9. Not enough authority

10. Administration treats us like we are as replaceable as the roll of toilet paper in the restroom

11. Mentality that the patient is always right

12. Increased focus on patient satisfaction scores

13. Decreased focus on proper patient care

14. Dangerous nurse/patient ratios

15. Feeling trapped in a lose/lose situation

16. Physical injury or disability directly related to the direct care of patients.

Too Much Baloney said it all! As far as physical injury, I have seen a nurse receive a broken finger at the hands of a resident, which was, of course, blamed on the nurse. And, I have seen nurses and CNAs receive permanent back injuries, life changing injuries, which of course were also blamed on the nurses themselves. I really believe that the nursing profession is downtrodden because we historically have been mostly female. Unless we unionize, as teachers have done, this treatment will continue. (By the way, some of the commentators may need to review their basic English.)

Specializes in LTC Rehab Med/Surg.
I have never understood why someone would leave nursing unless they truly wanted t pursue a different career path.

There are 18,482 different ways to practice nursing besides working the bedside and making more money.

In rural America the opportunities for different kinds of nursing don't exist. If they do, there are fewer, with hundreds of nurses looking for any kind of nursing job.

If you're over 50, and you leave what you have, good luck finding that other position that's less stressful.

Specializes in Management, Med/Surg, Clinical Trainer.

I think some of it is the mismatch between what we are taught in school and how we are treated. In school we are taught that it is 'professional nursing', that it is a profession filled with respect. Yes we know we have to work hard and will serve the patients, but the schools also taught we would be treated with respect.

Graduation comes and WHAM that first job and those after teach a nurse that we are not treated with respect or professionalism.

In the hospital setting that eat your young mentality is toxic. That coupled with poor staffing and poor management says we do not respect you as a professional. In the office setting or LTC setting there is one nurse for multiple patients.

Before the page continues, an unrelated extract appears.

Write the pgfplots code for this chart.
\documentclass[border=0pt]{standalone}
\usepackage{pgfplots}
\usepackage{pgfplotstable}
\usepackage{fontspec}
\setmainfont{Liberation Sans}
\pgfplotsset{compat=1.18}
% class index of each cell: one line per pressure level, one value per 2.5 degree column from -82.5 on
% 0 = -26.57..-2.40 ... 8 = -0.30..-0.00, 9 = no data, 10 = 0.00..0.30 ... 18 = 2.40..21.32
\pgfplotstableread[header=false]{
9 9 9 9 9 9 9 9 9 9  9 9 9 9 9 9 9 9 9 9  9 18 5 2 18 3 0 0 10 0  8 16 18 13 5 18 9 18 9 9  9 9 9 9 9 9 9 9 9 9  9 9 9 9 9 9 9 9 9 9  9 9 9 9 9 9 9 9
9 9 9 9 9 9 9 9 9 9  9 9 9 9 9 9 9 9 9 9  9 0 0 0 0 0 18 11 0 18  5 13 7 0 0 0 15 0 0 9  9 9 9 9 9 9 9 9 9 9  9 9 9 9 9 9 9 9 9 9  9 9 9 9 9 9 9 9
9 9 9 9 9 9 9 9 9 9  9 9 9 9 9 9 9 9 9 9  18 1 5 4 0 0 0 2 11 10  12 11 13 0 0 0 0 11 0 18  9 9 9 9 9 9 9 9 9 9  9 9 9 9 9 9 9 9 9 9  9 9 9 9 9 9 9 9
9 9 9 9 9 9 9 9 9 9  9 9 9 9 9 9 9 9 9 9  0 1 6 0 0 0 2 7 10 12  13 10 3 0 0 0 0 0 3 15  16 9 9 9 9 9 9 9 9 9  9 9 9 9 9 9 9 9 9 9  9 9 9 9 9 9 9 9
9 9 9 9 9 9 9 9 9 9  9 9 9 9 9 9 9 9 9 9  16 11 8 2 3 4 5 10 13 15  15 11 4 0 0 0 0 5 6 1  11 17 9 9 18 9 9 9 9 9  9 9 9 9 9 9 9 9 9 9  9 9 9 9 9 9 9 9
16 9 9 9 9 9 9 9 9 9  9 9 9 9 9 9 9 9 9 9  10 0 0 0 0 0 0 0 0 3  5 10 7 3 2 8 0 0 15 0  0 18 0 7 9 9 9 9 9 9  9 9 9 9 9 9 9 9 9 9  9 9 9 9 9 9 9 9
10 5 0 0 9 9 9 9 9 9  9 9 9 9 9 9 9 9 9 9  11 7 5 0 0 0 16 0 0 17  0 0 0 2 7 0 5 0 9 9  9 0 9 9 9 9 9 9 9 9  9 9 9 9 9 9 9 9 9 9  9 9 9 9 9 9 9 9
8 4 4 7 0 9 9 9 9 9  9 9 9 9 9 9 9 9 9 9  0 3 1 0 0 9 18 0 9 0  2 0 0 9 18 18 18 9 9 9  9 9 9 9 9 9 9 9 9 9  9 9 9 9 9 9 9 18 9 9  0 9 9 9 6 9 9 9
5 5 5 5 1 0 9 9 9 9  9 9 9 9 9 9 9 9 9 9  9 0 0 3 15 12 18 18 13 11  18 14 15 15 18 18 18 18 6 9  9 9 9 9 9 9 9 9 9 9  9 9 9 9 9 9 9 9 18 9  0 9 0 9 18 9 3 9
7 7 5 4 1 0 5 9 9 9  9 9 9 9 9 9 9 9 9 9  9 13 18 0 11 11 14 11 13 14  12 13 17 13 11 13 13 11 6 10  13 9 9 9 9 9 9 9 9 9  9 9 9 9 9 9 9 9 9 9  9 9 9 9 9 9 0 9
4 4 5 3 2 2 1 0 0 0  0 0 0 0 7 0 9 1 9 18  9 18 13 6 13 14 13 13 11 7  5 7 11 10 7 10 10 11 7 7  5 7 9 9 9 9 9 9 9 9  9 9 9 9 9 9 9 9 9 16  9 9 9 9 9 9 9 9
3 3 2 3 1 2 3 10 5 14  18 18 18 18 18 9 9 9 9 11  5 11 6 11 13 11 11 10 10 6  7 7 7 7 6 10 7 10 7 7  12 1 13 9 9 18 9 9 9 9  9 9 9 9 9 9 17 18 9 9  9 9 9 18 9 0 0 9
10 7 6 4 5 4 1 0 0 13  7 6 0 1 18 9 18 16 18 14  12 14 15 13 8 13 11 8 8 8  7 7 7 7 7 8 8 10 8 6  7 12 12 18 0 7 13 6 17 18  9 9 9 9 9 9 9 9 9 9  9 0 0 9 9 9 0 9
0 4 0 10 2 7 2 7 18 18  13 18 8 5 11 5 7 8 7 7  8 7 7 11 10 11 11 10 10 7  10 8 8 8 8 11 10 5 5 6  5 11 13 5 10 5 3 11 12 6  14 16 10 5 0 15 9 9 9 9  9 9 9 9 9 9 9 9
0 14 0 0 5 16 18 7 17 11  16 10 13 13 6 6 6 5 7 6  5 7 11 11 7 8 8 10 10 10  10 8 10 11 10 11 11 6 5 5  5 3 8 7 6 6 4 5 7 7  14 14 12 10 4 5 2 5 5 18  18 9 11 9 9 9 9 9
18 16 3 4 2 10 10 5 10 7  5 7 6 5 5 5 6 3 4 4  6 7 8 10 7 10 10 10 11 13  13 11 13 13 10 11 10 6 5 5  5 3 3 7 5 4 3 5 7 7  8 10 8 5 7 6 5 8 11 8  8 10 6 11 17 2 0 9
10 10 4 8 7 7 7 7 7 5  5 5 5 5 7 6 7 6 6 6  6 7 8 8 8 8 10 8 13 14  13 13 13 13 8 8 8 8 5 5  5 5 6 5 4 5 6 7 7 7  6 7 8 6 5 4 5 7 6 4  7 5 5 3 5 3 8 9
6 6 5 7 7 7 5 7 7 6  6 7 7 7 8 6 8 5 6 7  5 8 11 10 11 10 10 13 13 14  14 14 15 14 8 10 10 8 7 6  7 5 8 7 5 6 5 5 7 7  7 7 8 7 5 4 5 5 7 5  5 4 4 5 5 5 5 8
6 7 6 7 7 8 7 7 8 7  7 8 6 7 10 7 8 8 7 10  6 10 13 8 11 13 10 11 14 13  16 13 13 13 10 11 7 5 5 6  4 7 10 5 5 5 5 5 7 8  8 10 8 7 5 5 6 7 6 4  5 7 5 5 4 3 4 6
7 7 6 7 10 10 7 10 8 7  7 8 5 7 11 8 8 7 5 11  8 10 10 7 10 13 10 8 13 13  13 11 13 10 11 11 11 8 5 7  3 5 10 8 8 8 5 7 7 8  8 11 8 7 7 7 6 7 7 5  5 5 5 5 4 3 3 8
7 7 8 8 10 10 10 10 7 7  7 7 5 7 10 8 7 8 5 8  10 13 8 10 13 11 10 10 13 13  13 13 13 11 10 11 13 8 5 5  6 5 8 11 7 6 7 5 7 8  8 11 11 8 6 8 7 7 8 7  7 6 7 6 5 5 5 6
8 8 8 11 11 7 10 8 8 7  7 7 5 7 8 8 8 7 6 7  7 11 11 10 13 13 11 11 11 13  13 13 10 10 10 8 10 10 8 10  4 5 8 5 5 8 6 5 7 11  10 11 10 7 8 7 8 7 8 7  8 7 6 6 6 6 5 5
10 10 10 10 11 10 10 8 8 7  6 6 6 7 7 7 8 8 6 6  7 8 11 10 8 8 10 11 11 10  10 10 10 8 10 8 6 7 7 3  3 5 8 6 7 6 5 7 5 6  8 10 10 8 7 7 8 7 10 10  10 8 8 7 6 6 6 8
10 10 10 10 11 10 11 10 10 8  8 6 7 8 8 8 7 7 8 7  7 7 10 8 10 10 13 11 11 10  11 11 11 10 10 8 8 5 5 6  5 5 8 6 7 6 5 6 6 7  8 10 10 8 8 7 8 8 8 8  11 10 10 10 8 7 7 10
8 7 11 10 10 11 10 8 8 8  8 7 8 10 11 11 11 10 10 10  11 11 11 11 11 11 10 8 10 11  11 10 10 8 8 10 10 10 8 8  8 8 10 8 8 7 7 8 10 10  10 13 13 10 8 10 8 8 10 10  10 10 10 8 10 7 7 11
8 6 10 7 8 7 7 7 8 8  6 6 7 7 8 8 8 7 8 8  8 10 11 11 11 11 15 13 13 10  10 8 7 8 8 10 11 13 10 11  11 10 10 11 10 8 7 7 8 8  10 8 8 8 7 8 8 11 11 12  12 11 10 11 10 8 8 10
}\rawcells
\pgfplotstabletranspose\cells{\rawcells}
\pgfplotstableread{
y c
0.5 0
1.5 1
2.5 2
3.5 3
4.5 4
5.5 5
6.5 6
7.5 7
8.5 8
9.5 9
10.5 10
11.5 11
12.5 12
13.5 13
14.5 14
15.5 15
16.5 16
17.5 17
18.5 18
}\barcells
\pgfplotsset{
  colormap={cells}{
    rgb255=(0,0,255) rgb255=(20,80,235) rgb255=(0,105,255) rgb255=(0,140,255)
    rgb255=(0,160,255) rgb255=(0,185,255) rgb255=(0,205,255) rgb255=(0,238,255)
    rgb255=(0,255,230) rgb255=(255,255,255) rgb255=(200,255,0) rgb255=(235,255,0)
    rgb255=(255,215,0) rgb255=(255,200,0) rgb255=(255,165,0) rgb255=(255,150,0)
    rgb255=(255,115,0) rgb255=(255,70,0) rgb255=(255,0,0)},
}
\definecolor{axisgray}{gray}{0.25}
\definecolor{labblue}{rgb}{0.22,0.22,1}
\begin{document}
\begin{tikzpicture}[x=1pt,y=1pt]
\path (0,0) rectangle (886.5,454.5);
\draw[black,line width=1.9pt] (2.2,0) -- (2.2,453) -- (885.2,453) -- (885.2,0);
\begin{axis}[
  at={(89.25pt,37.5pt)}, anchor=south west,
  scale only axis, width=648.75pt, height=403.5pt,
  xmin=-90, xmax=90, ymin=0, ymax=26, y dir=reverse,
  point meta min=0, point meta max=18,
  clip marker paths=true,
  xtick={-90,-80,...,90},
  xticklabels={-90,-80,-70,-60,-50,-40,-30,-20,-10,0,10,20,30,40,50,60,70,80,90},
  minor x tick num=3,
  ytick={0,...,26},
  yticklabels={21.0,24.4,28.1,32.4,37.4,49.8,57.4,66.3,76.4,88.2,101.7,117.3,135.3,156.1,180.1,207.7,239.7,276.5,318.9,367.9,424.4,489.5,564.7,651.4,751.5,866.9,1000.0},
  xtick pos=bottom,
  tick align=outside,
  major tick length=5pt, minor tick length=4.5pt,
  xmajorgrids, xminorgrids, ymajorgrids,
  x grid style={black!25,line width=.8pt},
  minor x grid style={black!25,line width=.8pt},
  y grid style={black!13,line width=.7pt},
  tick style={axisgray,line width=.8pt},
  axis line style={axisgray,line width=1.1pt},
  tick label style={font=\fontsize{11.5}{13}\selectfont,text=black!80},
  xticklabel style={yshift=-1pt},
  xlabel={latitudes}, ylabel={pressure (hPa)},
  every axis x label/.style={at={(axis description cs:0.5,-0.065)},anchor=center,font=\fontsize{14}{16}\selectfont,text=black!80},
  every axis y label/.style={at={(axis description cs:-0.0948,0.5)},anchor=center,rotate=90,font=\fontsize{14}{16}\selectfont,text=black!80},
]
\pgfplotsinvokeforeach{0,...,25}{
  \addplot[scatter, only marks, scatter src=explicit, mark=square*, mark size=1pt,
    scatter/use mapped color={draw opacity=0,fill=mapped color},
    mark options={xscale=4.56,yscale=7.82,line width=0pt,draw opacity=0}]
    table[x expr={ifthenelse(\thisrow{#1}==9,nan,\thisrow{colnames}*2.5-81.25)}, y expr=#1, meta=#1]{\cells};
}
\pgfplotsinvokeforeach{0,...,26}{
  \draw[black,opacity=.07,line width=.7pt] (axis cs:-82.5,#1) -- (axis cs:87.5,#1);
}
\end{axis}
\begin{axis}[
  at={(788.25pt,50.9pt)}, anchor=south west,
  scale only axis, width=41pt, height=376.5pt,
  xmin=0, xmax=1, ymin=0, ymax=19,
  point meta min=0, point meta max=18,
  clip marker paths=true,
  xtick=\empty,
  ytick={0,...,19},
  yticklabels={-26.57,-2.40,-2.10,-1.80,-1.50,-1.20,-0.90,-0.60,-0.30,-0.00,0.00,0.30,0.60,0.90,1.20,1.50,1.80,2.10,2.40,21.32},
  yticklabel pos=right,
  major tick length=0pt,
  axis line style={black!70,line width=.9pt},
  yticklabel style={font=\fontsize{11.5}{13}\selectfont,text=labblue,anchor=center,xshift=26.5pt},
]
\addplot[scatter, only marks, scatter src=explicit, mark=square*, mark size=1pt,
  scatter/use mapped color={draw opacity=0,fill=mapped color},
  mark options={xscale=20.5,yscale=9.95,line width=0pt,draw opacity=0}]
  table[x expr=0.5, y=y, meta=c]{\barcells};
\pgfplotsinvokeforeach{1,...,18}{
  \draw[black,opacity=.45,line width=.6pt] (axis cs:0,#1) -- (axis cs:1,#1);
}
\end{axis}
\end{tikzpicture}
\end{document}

No matter the setting the RN is often responsible for everything but has little power. NOT a good combination.

Specializes in Family Practice.

What is taught and what is not when they reach the "real" world of nursing can be a real shocker and it doesn't take much for them to throw in the towel. I had my moments when I just wanted to walk away but being the creative person I am I found other avenues to deter myself from leaving. 1. seeking more education 2. cut my hours and work agency or travel 3. not bringing my work home and do not bring my problems to work. 4. stay optimistic or fake it till you make it. 5. do not assume bedside nursing is the only form of nursing to do. Ijs.

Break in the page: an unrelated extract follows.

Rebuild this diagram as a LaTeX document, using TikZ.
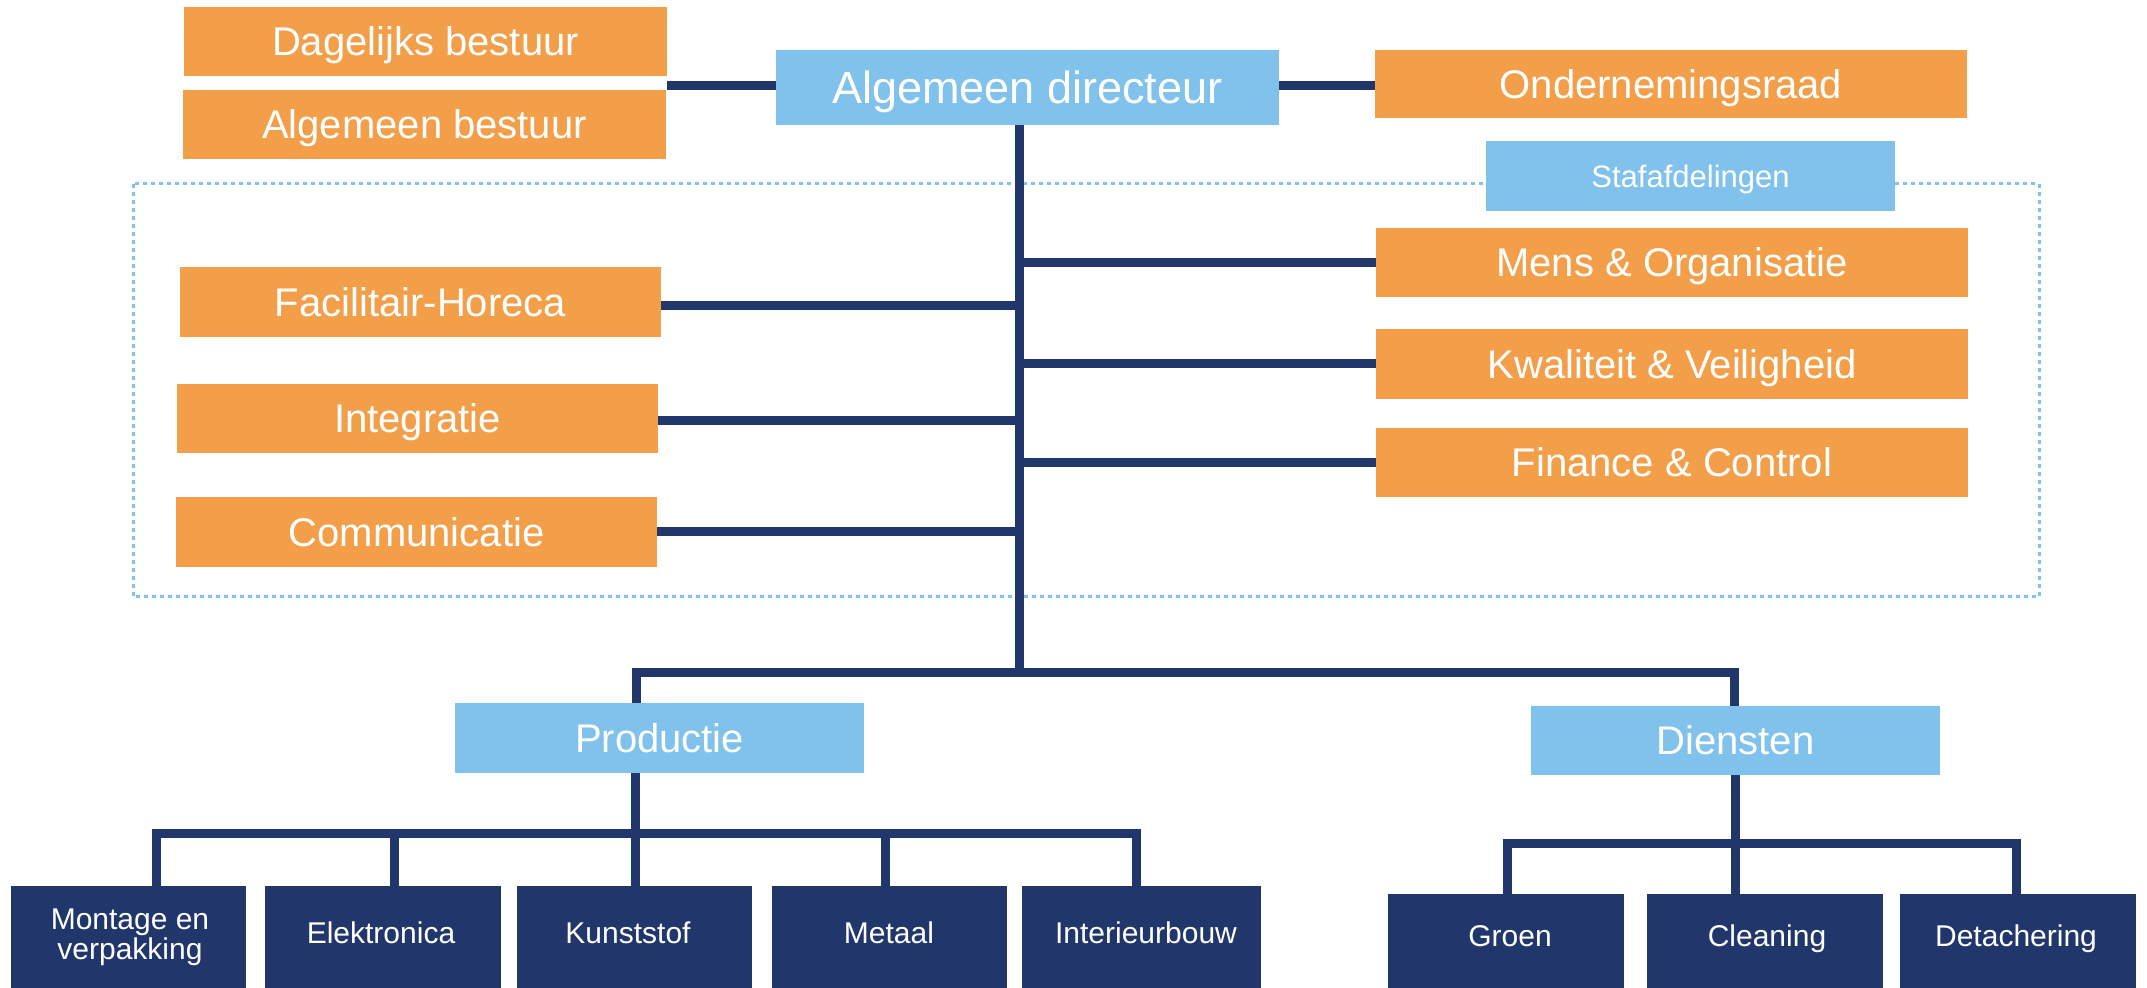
\documentclass[tikz,border=0pt]{standalone}
\usepackage{fontspec}
\setmainfont{Liberation Sans}
\definecolor{orng}{HTML}{F39F4A}
\definecolor{lblue}{HTML}{80C2EC}
\definecolor{navy}{HTML}{21376B}
\tikzset{
  box/.style={rectangle, inner sep=0pt, text=white, anchor=center},
  orangebox/.style={box, fill=orng, font=\fontsize{20pt}{24pt}\selectfont, text height=14.3pt, text depth=0pt},
  bluebox/.style={box, fill=lblue, font=\fontsize{20pt}{24pt}\selectfont, text height=14.3pt, text depth=0pt},
  subbox/.style={rectangle, inner sep=0pt, fill=navy, anchor=north, minimum height=60pt},
  subtext/.style={text=white, inner sep=0pt, font=\fontsize{15pt}{13.5pt}\selectfont, text height=10.7pt, text depth=0pt},
  subtexttwo/.style={text=white, inner sep=0pt, font=\fontsize{15pt}{13.5pt}\selectfont, align=center},
  conn/.style={draw=navy, line width=4.5pt},
  dotbox/.style={draw=lblue, line width=1.5pt, dash pattern=on 2pt off 2pt},
}
\begin{document}
\begin{tikzpicture}[x=0.5pt, y=-0.5pt]
\path[fill=white, use as bounding box] (0,0) rectangle (2147,988);

% dotted staff frame
\draw[dotbox] (133,184) rectangle (2039,597);

% top level
\node[orangebox, minimum width=241.5pt, minimum height=34.5pt] (dag) at (425.5,41.5) {Dagelijks bestuur};
\node[orangebox, minimum width=241.5pt, minimum height=34.5pt] (alg) at (424.5,124.5) {Algemeen bestuur};
\node[bluebox, font=\fontsize{22.5pt}{27pt}\selectfont, text height=16.1pt, minimum width=251.5pt, minimum height=37.5pt] (dir) at (1027.5,87.5) {Algemeen directeur};
\node[orangebox, minimum width=296pt, minimum height=34pt] (or) at (1671,84) {Ondernemingsraad};
\node[bluebox, font=\fontsize{15.5pt}{18pt}\selectfont, text height=11.1pt, minimum width=204.5pt, minimum height=35pt] (staf) at (1690.5,176) {Stafafdelingen};

% staff departments
\node[orangebox, minimum width=296pt, minimum height=34.5pt] (mens) at (1672,262.5) {Mens \& Organisatie};
\node[orangebox, minimum width=296pt, minimum height=35pt] (kwal) at (1672,364) {Kwaliteit \& Veiligheid};
\node[orangebox, minimum width=296pt, minimum height=34.5pt] (fin) at (1672,462.5) {Finance \& Control};
\node[orangebox, minimum width=240.5pt, minimum height=35pt] (fac) at (420.5,302) {Facilitair-Horeca};
\node[orangebox, minimum width=240.5pt, minimum height=34.5pt] (int) at (417.5,418.5) {Integratie};
\node[orangebox, minimum width=240.5pt, minimum height=35pt] (com) at (416.5,532) {Communicatie};

% divisions
\node[bluebox, minimum width=204.5pt, minimum height=35pt] (prod) at (659.5,738) {Productie};
\node[bluebox, minimum width=204.5pt, minimum height=34.5pt] (dien) at (1735.5,740.5) {Diensten};

% production units
\node[subbox, minimum width=117.5pt] (mont) at (128.5,886) {};
\node[subbox, minimum width=118pt] (elek) at (383,886) {};
\node[subbox, minimum width=117.5pt] (kuns) at (634.5,886) {};
\node[subbox, minimum width=117.5pt] (meta) at (889.5,886) {};
\node[subbox, minimum width=119.5pt] (inte) at (1141.5,886) {};
\node[subtexttwo] (montt) at (130,937) {Montage en\\verpakking};
\node[subtext] (elekt) at (381,933) {Elektronica};
\node[subtext] (kunst) at (628,933) {Kunststof};
\node[subtext] (metat) at (889,933) {Metaal};
\node[subtext] (intet) at (1146,933) {Interieurbouw};

% service units
\node[subbox, minimum width=118pt] (groen) at (1506,894) {};
\node[subbox, minimum width=118pt] (clean) at (1765,894) {};
\node[subbox, minimum width=118pt] (det) at (2018,894) {};
\node[subtext] (groent) at (1510,936) {Groen};
\node[subtext] (cleant) at (1767,936) {Cleaning};
\node[subtext] (dett) at (2016,936) {Detachering};

% junction coordinates
\coordinate (bst) at (667,85.5);
\coordinate (T0) at (1019,125);
\coordinate (T1) at (1019,672);
\coordinate (pj) at (636,672);
\coordinate (dj) at (1734,672);
\coordinate (p1) at (156,833);
\coordinate (p2) at (394,833);
\coordinate (p3) at (635,833);
\coordinate (p4) at (885,833);
\coordinate (p5) at (1136,833);
\coordinate (q1) at (1507,843);
\coordinate (q2) at (1735,843);
\coordinate (q3) at (2016,843);

% connectors
\draw[conn] (bst) -- (bst -| dir.west);
\draw[conn] (dir.east |- bst) -- (or.west |- bst);
\draw[conn] (T0) -- (T1);
\draw[conn] (mens.west -| T0) -- (mens.west);
\draw[conn] (kwal.west -| T0) -- (kwal.west);
\draw[conn] (fin.west -| T0) -- (fin.west);
\draw[conn] ([yshift=-2pt]fac.east) -- ([yshift=-2pt]fac.east -| T0);
\draw[conn] ([yshift=-1.25pt]int.east) -- ([yshift=-1.25pt]int.east -| T0);
\draw[conn] (com.east) -- (com.east -| T0);
\draw[conn] (prod.north -| pj) -- (pj) -- (dj) -- (dien.north -| dj);

\draw[conn] (prod.south -| p3) -- (p3);
\draw[conn] (mont.north -| p1) -- (p1) -- (p5) -- (inte.north -| p5);
\draw[conn] (elek.north -| p2) -- (p2);
\draw[conn] (kuns.north -| p3) -- (p3);
\draw[conn] (meta.north -| p4) -- (p4);

\draw[conn] (dien.south -| q2) -- (q2);
\draw[conn] (groen.north -| q1) -- (q1) -- (q3) -- (det.north -| q3);
\draw[conn] (clean.north -| q2) -- (q2);
\end{tikzpicture}
\end{document}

Hoping to revive this tread because I think it was very constructive. Personally, the lack of upward mobility is why I contemplate leaving... because bedside nursing is intolerable, where I live bedside options are limited to areas I loathes (and I cannot relocate) and I want to escape bedside. Unfortunately, the opportunities just aren't there and there is a real lack of upward mobility because those who hold those non-bedside nursing positions are not retiring.

Well way too much focus on charting the same thing in three to four different places. A patient load of 6-7 when you walk in the door. And then before you can get one discharged the powers that be already have another patient coming up and I haven't even had time to chart on the one leaving. Another discharge maybe when cardiology signs off on them then of course we will be giving you the next admission. It's not safe. It's not fair to be pulled out of a room with full contact garb on cause your phone never stops ringing and a doctor needs to see you right away at the nurses station, even though you were in the middle of medication administration or dressing change. So many things. Aching feet at the end of the night. A full bladder and usually a night that started at 5 am when you woke up and ended at 815pm or later and you still have a 40 minute ride home. Understaffing, calling off nurses to save money and then calling us back in at 11 am if the ER gets crowded. It's all a bunch of hogwash.